In Gideon Appah’s debut exhibition with Pace, and his first solo exhibition in the UK, the Ghanaian-born artist takes over all three rooms of the gallery’s London space in Hanover Square.
These new works show Appah continuing to explore and experiment with scale, form, colour, and composition. His striking bold and colorful paintings - otherworldly and with flattened perspective - confront the viewer, presenting stylised people, animals and locations in highly-painterly mise-en-scènes which have a distinctly mystical overtone, and an added background narrative of both African and universal folklore.
Drawing on both personal memories and his experiences of popular culture, Appah’s almost theatrical compositions at times seem to be representing actual situations, though ones distilled through a dream, and it has been said that his works cast the viewer as a voyeur, giving at times a palpable sense of “is this secret, should I be seeing this?”
The almost two-metre square Red Sun for example, features a scene that, while quotidian and familiar-feeling at first, quickly acquires more depth as the viewer contemplates Appah’s characteristically naked or nearly naked protagonists together with the strangely-coloured landscape they are both in and portrayed against. Working with the twin influences of imagination and memory what had seemed immediately understandable acquires an unfamiliar and ambiguous tilt.
Appah says that painting is an intuitive act, translating the self to the exterior world - “it scares me sometimes because I don’t know where that work is coming from”, he says. He works from sources including his own childhood, his family, newspaper clippings, music videos, cinema, and early ethnographic images, producing pieces that combine the contemporary within the historical and imbuing the paintings with a familiarity alongside an otherness, a “now” together with a general timelessness.
These large-scale works, with his combination of expressionist, saturated colors - blues, pinks, whites and greens - alongside loose, gestural, rough brushstrokes, give both an immediate urgency and a comforting reassurance to his work.

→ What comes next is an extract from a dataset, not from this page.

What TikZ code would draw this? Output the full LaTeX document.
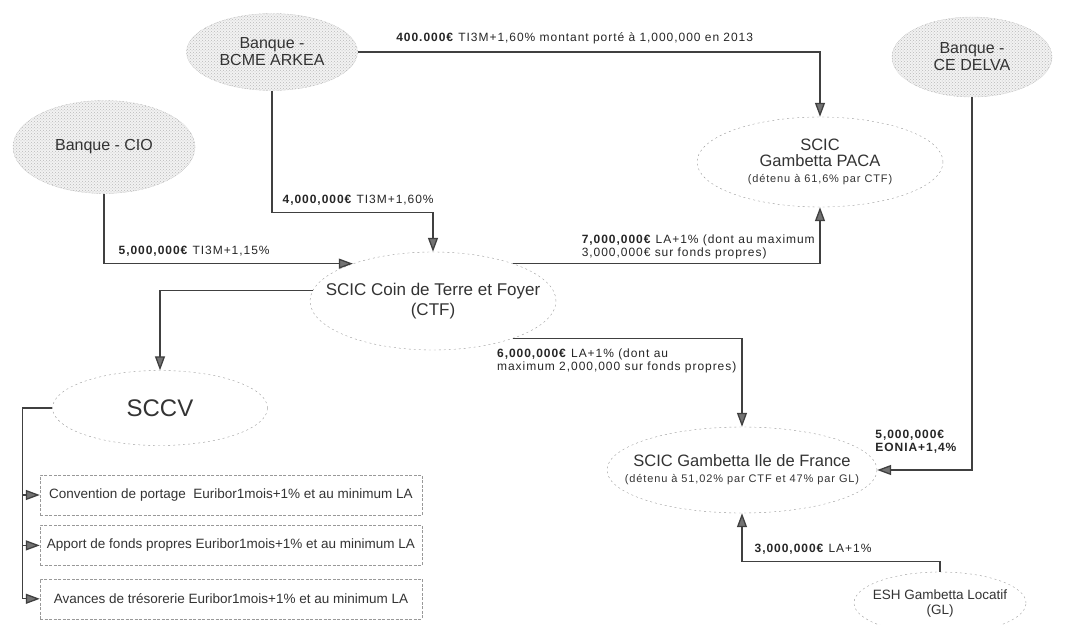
\documentclass[tikz,border=0pt]{standalone}
\usepackage{fontspec}
\setmainfont{Liberation Sans}
\newfontfamily\lblfont[LetterSpace=8]{Liberation Sans}
\usetikzlibrary{arrows.meta,shapes.geometric,positioning,patterns}

\begin{document}
\begin{tikzpicture}[x=1pt, y=-1pt, >={Triangle[length=14pt,width=10pt,fill=black!55]},
    line/.style={draw=black!75, line width=1.3pt},
    bank/.style={ellipse, draw=gray!80, densely dotted, fill=gray!10, postaction={pattern=crosshatch dots, pattern color=gray!55}, inner sep=0pt, align=center, text=black!80, font=\fontsize{16}{17}\selectfont},
    entity/.style={ellipse, draw=gray!80, dash pattern=on 2pt off 3pt, inner sep=0pt, align=center, text=black!80, font=\fontsize{16.5}{16}\selectfont},
    loanbox/.style={rectangle, draw=gray!80, dash pattern=on 3pt off 1.5pt, minimum width=382pt, minimum height=40pt, text=black!80, font=\fontsize{13.5}{15}\selectfont},
    rate/.style={inner sep=2pt, align=left, text=black!85, font=\lblfont\fontsize{12}{13}\selectfont}]

    \useasboundingbox (0,0) rectangle (1065,624);

    \node[bank, minimum width=171pt, minimum height=77pt] (bcme) at (272,52) {Banque -\\BCME ARKEA};
    \node[bank, minimum width=182pt, minimum height=93pt] (cio) at (104,147) {Banque - CIO};
    \node[bank, minimum width=160pt, minimum height=80pt] (delva) at (972,57) {Banque -\\CE DELVA};

    \node[entity, minimum width=246pt, minimum height=90pt] (paca) at (820,162) {SCIC\\Gambetta PACA\\{\lblfont\fontsize{11}{13}\selectfont (détenu à 61,6\% par CTF)}};
    \node[entity, minimum width=246pt, minimum height=98pt, inner xsep=-24pt, font=\fontsize{17}{20}\selectfont] (ctf) at (433,301) {SCIC Coin de Terre et Foyer\\(CTF)};
    \node[entity, minimum width=215pt, minimum height=75pt, font=\fontsize{24}{26}\selectfont] (sccv) at (160,408) {SCCV};
    \node[entity, minimum width=270pt, minimum height=86pt, inner xsep=-26pt] (idf) at (742,470) {SCIC Gambetta Ile de France\\{\lblfont\fontsize{11}{13}\selectfont (détenu à 51,02\% par CTF et 47\% par GL)}};
    \node[entity, minimum width=172pt, minimum height=62pt, inner xsep=-8pt, font=\fontsize{13.5}{15}\selectfont] (gl) at (940,603) {ESH Gambetta Locatif\\(GL)};

    \node[loanbox] (conv) at (231,495) {Convention de portage~ Euribor1mois+1\% et au minimum LA};
    \node[loanbox, below=10pt of conv] (apport) {Apport de fonds propres Euribor1mois+1\% et au minimum LA};
    \node[loanbox, below=13pt of apport] (avance) {Avances de trésorerie Euribor1mois+1\% et au minimum LA};

    \draw[line, ->] (bcme.east) -| node[rate, pos=0, anchor=south west, xshift=36pt, yshift=5pt] {\textbf{400.000€} TI3M+1,60\% montant porté à 1,000,000 en 2013} (paca.north);
    \draw[line, ->] (bcme.south) -- ++(0,122) -| node[rate, pos=0, anchor=south west, xshift=8pt, yshift=5pt] {\textbf{4,000,000€} TI3M+1,60\%} (ctf.north);
    \draw[line, ->] (cio.south) |- node[rate, pos=0.5, anchor=south west, xshift=12pt, yshift=5pt] {\textbf{5,000,000€} TI3M+1,15\%} (ctf.155);
    \draw[line, ->] (ctf.25) -| node[rate, pos=0, anchor=south west, xshift=66pt, yshift=2pt] {\textbf{7,000,000€} LA+1\% (dont au maximum\\3,000,000€ sur fonds propres)} (paca.south);
    \draw[line, ->] (ctf.175) -| (sccv.north);
    \draw[line, ->] (ctf.-25) -| node[rate, pos=0.5, anchor=north east, xshift=-3pt, yshift=-8pt] {\textbf{6,000,000€} LA+1\% (dont au\\maximum 2,000,000 sur fonds propres)} (idf.north);
    \draw[line, ->] (delva.south) |- node[rate, pos=0.5, anchor=south east, xshift=-12pt, yshift=14pt] {\textbf{5,000,000€}\\\textbf{EONIA+1,4\%}} (idf.east);
    \draw[line, ->] (gl.north) -- ++(0,-10) -| node[rate, pos=0.5, anchor=south west, xshift=10pt, yshift=5pt] {\textbf{3,000,000€} LA+1\%} (idf.south);

    \draw[line] (sccv.west) -- ++(-30,0) coordinate (trunk);
    \draw[line, ->] (trunk) |- (conv.west);
    \draw[line, ->] (trunk) |- (apport.west);
    \draw[line, ->] (trunk) |- (avance.west);

\end{tikzpicture}
\end{document}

The exhibition Gideon Appah: How to Say Sorry in a Thousand Lights is at Pace, London until April 15.
Gideon Appah: born Ghana 1987, where he continues to live and work.
Born in Accra, Ghana in 1987, Gideon Appah received his Bachelor of Fine Arts at The Kwame Nkrumah University of Science and Technology in Kumasi, Ghana in 2012. After graduating with a BFA in Painting, Appah held his first exhibition in Ghana, including his first solo exhibition at the Goethe Institute in Accra in 2013. Other important exhibitions of his work include Gideon Appah: Forgotten, Nudes, Landscapes, Institute for Contemporary Art at University of Commonwealth Virginia, Richmond (2022); Blue Boys Blues, Mitchell-Innes & Nash, New York (2020); Orderly Disorderly, Ghana Science Museum, Accra (2017); Clay Objects (Past and Present Aesthetics), Nubuke Foundation, Accra (2013); and End of Year Exhibition, K.N.U.S.T Museum, Kumasi, Ghana (2012). In 2015, he was chosen as one of the top ten finalists for the Kuenyehia Art Prize for Contemporary Ghanaian Arts. That same year he became the first international artist to win the 1st Merit Prize Award at the Barclays L’Atelier Art Competition, which was held in Johannesburg. This awarded him a three-month artist residency at the Bag Factory Studios (2016) and a solo show at the Absa Gallery (2017), both in Johannesburg, South Africa. His work is held in public collections worldwide including Absa Museum, Johannesburg; Musée d'Art Contemporain Africain Al Maaden, Marrakesh, Morocco; and Royal Ontario Museum, Toronto, Canada.